# START OF Available records
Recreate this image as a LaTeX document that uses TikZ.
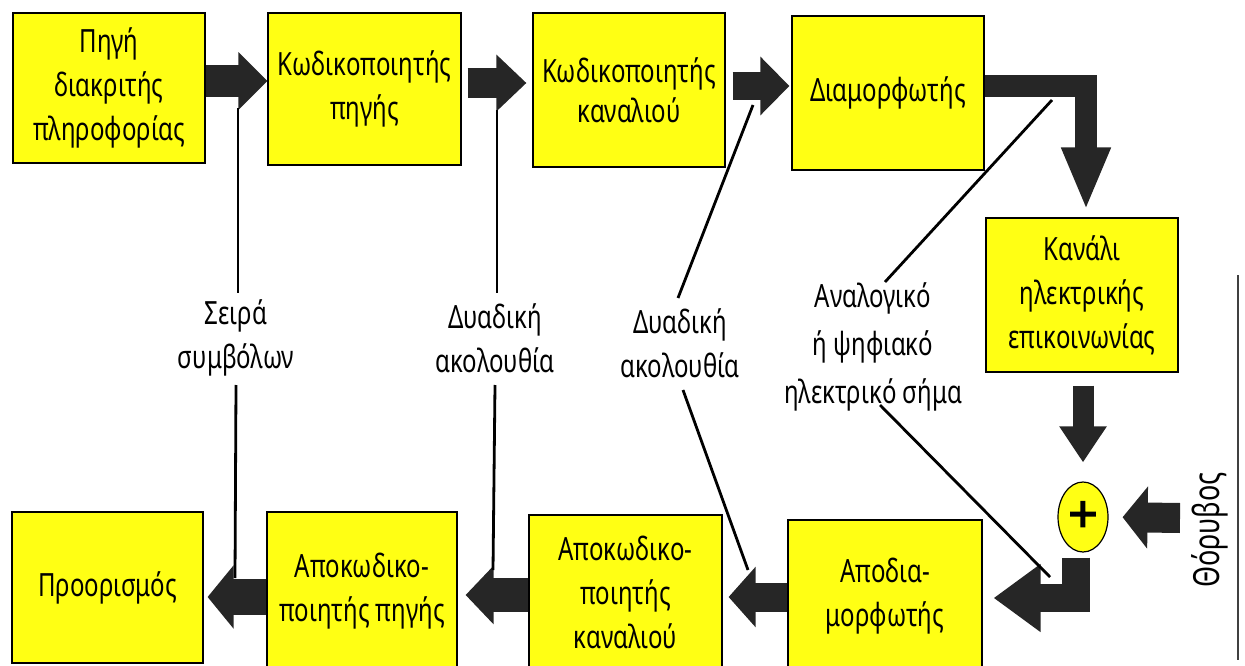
\documentclass[tikz,border=0pt]{standalone}
\usepackage{fontspec}
\setmainfont{Noto Sans}[FakeStretch=0.75]
\newfontfamily\plusfont{Noto Sans}[FakeBold=2.5]
\usetikzlibrary{arrows.meta,shapes.geometric,calc}
\definecolor{boxyellow}{RGB}{255,255,20}
\definecolor{arrowgray}{RGB}{38,38,38}
\newcommand\diagfont{\fontsize{32}{44}\selectfont}
\begin{document}
\begin{tikzpicture}[x=1pt,y=-1pt,
  box/.style={draw=black,line width=1.2pt,fill=boxyellow,align=center,inner sep=0pt,font=\diagfont},
  lab/.style={align=center,inner sep=0pt,font=\diagfont},
  fat/.style n args={3}{draw=arrowgray,line width=#1,line join=miter,
     arrows={-{Triangle[length=#2,width=#3]}}},
  thinline/.style={draw=black,line width=2.8pt}]
\useasboundingbox (0,0) rectangle (1245,666);
\clip (0,0) rectangle (1245,666);

% top row
\node[box,minimum width=192pt,minimum height=150pt] (b1) at (109,88) {Πηγή\\διακριτής\\πληροφορίας};
\node[box,minimum width=193pt,minimum height=152pt] (b2) at (364.5,89) {Κωδικοποιητής\\πηγής};
\node[box,minimum width=192pt,minimum height=154pt,font=\fontsize{32}{40}\selectfont] (b3) at (629,90) {Κωδικοποιητής\\καναλιού};
\node[box,minimum width=192pt,minimum height=154pt] (b4) at (888,93) {Διαμορφωτής};
\node[box,minimum width=192pt,minimum height=154pt] (b5) at (1082,295) {Κανάλι\\ηλεκτρικής\\επικοινωνίας};

% bottom row
\node[box,minimum width=191pt,minimum height=151pt] (b6) at (107.5,587.5) {Προορισμός};
\node[box,minimum width=190pt,minimum height=158pt] (b7) at (362,591) {Αποκωδικο-\\ποιητής πηγής};
\node[box,minimum width=193pt,minimum height=155pt] (b8) at (625.5,592.5) {Αποκωδικο-\\ποιητής\\καναλιού};
\node[box,minimum width=194pt,minimum height=152pt] (b9) at (885,596) {Αποδια-\\μορφωτής};

% adder
\node[ellipse,draw=black,line width=1.2pt,fill=boxyellow,minimum width=50pt,minimum height=70pt,inner sep=0pt,
      font=\plusfont\bfseries\fontsize{52}{52}\selectfont] (plus) at (1083,517) {+};

% labels
\node[lab] (lab1) at (236,338) {Σειρά\\συμβόλων};
\node[lab] (lab2) at (495,338) {Δυαδική\\ακολουθία};
\node[lab] (lab3) at (680,343) {Δυαδική\\ακολουθία};
\node[lab,font=\fontsize{32}{48}\selectfont] (lab4) at (873,347) {Αναλογικό\\ή ψηφιακό\\ηλεκτρικό σήμα};
\node[lab,rotate=90,font=\fontsize{36}{40}\selectfont] (noiselab) at (1210,530) {Θόρυβος};

% fat arrows, top
\draw[fat={32pt}{29pt}{56pt}] (b1.east |- 0,81) -- (b2.west |- 0,81);
\draw[fat={30pt}{30pt}{55pt},shorten <=6pt,shorten >=6pt] (b2.east |- 0,83) -- (b3.west |- 0,83);
\draw[fat={28pt}{29pt}{57pt},shorten <=7pt,shorten >=2pt] (b3.east |- 0,86) -- (b4.west |- 0,86);
\draw[fat={22pt}{63pt}{45pt},shorten >=7pt] (b4.east |- 0,86) -- (1086,86) -- (b5.north -| 1086,0);
\draw[fat={21pt}{36pt}{45pt},shorten <=13pt,shorten >=19pt] (b5.south -| 1083,0) -- (plus.north);
\coordinate (noise) at (1180,518);
\draw[fat={30pt}{25pt}{61pt},shorten >=14pt] (noise) -- (plus.east);
\draw[fat={28pt}{47pt}{65pt},shorten >=11pt] ([xshift=-7pt,yshift=-5pt]plus.south) -- (1076,598) -- (b9.east |- 0,598);

% fat arrows, bottom
\draw[fat={29pt}{27pt}{59pt},shorten >=6pt] (b9.west |- 0,597) -- (b8.east |- 0,597);
\draw[fat={34pt}{28pt}{57pt},shorten >=8pt] (b8.west |- 0,595) -- (b7.east |- 0,595);
\draw[fat={36pt}{26pt}{62pt},shorten >=4pt] (b7.west |- 0,597) -- (b6.east |- 0,597);

% thin label lines
\coordinate (c1a) at (238,108); \coordinate (c1b) at (238,293);
\coordinate (c1c) at (236,385); \coordinate (c1d) at (235,578);
\draw[thinline] (c1a) -- (c1b); \draw[thinline] (c1c) -- (c1d);
\coordinate (c2a) at (497,110); \coordinate (c2b) at (497,293);
\coordinate (c2c) at (495,385); \coordinate (c2d) at (493,570);
\draw[thinline] (c2a) -- (c2b); \draw[thinline] (c2c) -- (c2d);
\coordinate (c3a) at (753,105); \coordinate (c3b) at (678,298);
\coordinate (c3c) at (683,390); \coordinate (c3d) at (748,570);
\draw[thinline] (c3a) -- (c3b); \draw[thinline] (c3c) -- (c3d);
\coordinate (c4a) at (1052,100); \coordinate (c4b) at (885,282);
\coordinate (c4c) at (880,405); \coordinate (c4d) at (1050,577);
\draw[thinline] (c4a) -- (c4b); \draw[thinline] (c4c) -- (c4d);

% page edge line
\coordinate (e1) at (1238,275); \coordinate (e2) at (1238,660);
\draw[gray!50!black,line width=1.2pt] (e1) -- (e2);
\end{tikzpicture}
\end{document}
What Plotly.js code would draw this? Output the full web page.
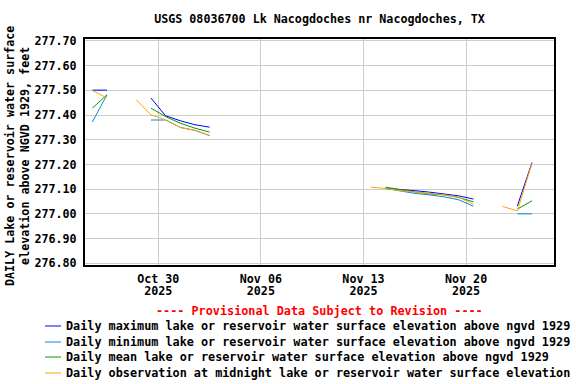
<!DOCTYPE html>
<html>
<head>
<meta charset="utf-8">
<script src="https://cdn.plot.ly/plotly-3.0.1.min.js"></script>
<style>html,body{margin:0;padding:0;background:#fff;}#chart{width:576px;height:384px;}</style>
</head>
<body>
<div id="chart"></div>
<script>
// Daily values plotted at noon, Oct 25 .. Nov 24 2025
const days = [
  "2025-10-25","2025-10-26","2025-10-27","2025-10-28","2025-10-29","2025-10-30","2025-10-31",
  "2025-11-01","2025-11-02","2025-11-03","2025-11-04","2025-11-05","2025-11-06","2025-11-07",
  "2025-11-08","2025-11-09","2025-11-10","2025-11-11","2025-11-12","2025-11-13","2025-11-14",
  "2025-11-15","2025-11-16","2025-11-17","2025-11-18","2025-11-19","2025-11-20","2025-11-21",
  "2025-11-22","2025-11-23","2025-11-24"
];
const N = null;
const dailyMax = [277.501,277.501,N,N,277.469,277.397,277.377,277.361,277.351,N,N,N,N,N,N,N,N,N,N,N,
  277.103,277.100,277.094,277.088,277.081,277.073,277.060,N,N,277.032,277.208];
const dailyMin = [277.372,277.482,N,N,277.380,277.380,277.350,277.338,277.317,N,N,N,N,N,N,N,N,N,N,N,
  277.103,277.092,277.083,277.077,277.069,277.057,277.031,N,N,277.000,277.000];
const dailyMean = [277.428,277.482,N,N,277.428,277.394,277.367,277.347,277.331,N,N,N,N,N,N,N,N,N,N,N,
  277.108,277.097,277.089,277.081,277.077,277.066,277.049,N,N,277.019,277.053];
const dailyMidnight = [277.500,277.469,N,277.462,277.401,277.381,277.350,277.338,277.317,N,N,N,N,N,N,N,N,N,N,277.108,
  277.103,277.094,277.088,277.085,277.077,277.068,277.039,N,277.030,277.012,277.205];

// legend labels as shown in the reference (last one is cut at the image edge there)
const seriesNames = [
  "Daily maximum lake or reservoir water surface elevation above ngvd 1929",
  "Daily minimum lake or reservoir water surface elevation above ngvd 1929",
  "Daily mean lake or reservoir water surface elevation above ngvd 1929",
  "Daily observation at midnight lake or reservoir water surface elevation"
];
const seriesColors = ["#0000ff", "#0a8ad8", "#00a000", "#ffa500"];
const seriesValues = [dailyMax, dailyMin, dailyMean, dailyMidnight];

const xTickVals = ["2025-10-30","2025-11-06","2025-11-13","2025-11-20"];
const xTickMonthDay = ["Oct 30","Nov 06","Nov 13","Nov 20"];
const xTickYear = ["2025","2025","2025","2025"];

const titleText = "USGS 08036700 Lk Nacogdoches nr Nacogdoches, TX";
const yTitleText = "DAILY Lake or reservoir water surface<br>elevation above NGVD 1929, feet";
const provisionalText = "---- Provisional Data Subject to Revision ----";

const FONT = "DejaVu Sans Mono, monospace";
const xDates = days.map(d => d + " 12:00");

const traces = seriesValues.map((v, i) => ({
  type: "scatter", mode: "lines", x: xDates, y: v, name: seriesNames[i],
  xaxis: i === 3 ? "x2" : "x",
  line: {color: seriesColors[i], width: 1}, connectgaps: false, showlegend: false,
  hoverinfo: "skip"
}));

// plot area in pixels: x 85..554, y 39..265
const L = 85, R = 554, T = 39, B = 265, W = R - L, H = B - T;
const px = x => (x - L) / W;
const py = y => (B - y) / H;
const tf = (sz, col) => ({family: FONT, size: sz, color: col || "#000", weight: "bold"});

const annotations = [
  {text: yTitleText, xref: "paper", yref: "paper", x: px(17.5), y: py(156.5), showarrow: false,
   textangle: -90, xanchor: "center", yanchor: "middle", align: "center", font: tf(11.7)},
  {text: provisionalText, xref: "paper", yref: "paper", x: 0.5, y: py(311), showarrow: false,
   xanchor: "center", yanchor: "middle", font: tf(11.8, "#ff0000")}
];
const shapes = [];
const legendRows = [326, 342, 357, 373];
seriesNames.forEach((n, i) => {
  annotations.push({text: n, xref: "paper", yref: "paper", x: px(64), y: py(legendRows[i]),
    showarrow: false, xanchor: "left", yanchor: "middle", font: tf(11.8)});
  shapes.push({type: "line", xref: "paper", yref: "paper", x0: px(45), x1: px(61),
    y0: py(legendRows[i]), y1: py(legendRows[i]), line: {color: seriesColors[i], width: 1}});
});

const xRange = ["2025-10-25 00:00", "2025-11-26 00:00"];
const layout = {
  width: 576, height: 384,
  margin: {l: L, r: 576 - R, t: T, b: 384 - B, pad: 0},
  paper_bgcolor: "#fff", plot_bgcolor: "#fff",
  showlegend: false,
  title: {text: titleText, x: px(319.5), xref: "paper", xanchor: "center", y: 1 - 19/384, yanchor: "middle",
    font: tf(11.7)},
  font: tf(11.7),
  xaxis: {
    type: "date", range: xRange,
    tickmode: "array", tickvals: xTickVals, ticktext: xTickMonthDay,
    showgrid: true, gridcolor: "#cccccc", gridwidth: 1,
    ticks: "", showline: true, linecolor: "#000", linewidth: 2, mirror: true,
    zeroline: false, ticklabelstandoff: 2, tickfont: tf(11.7)
  },
  xaxis2: {
    type: "date", range: xRange, overlaying: "x", side: "bottom", matches: "x",
    tickmode: "array", tickvals: xTickVals, ticktext: xTickYear,
    showgrid: false, ticks: "", showline: false, zeroline: false,
    ticklabelstandoff: 17, tickfont: tf(11.7)
  },
  yaxis: {
    range: [276.793, 277.708], tickmode: "linear", tick0: 276.8, dtick: 0.1, tickformat: ".2f",
    showgrid: true, gridcolor: "#cccccc", gridwidth: 1,
    ticks: "", showline: true, linecolor: "#000", linewidth: 2, mirror: true,
    zeroline: false, ticklabelstandoff: 4, tickfont: tf(11.7)
  },
  annotations: annotations,
  shapes: shapes
};

Plotly.newPlot("chart", traces, layout, {staticPlot: true, displayModeBar: false});
</script>
</body>
</html>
# END OF Available records
* Problem to solve *
State the count of lines with the word "page" in them, and write nothing else.

* Response for this exercise *
2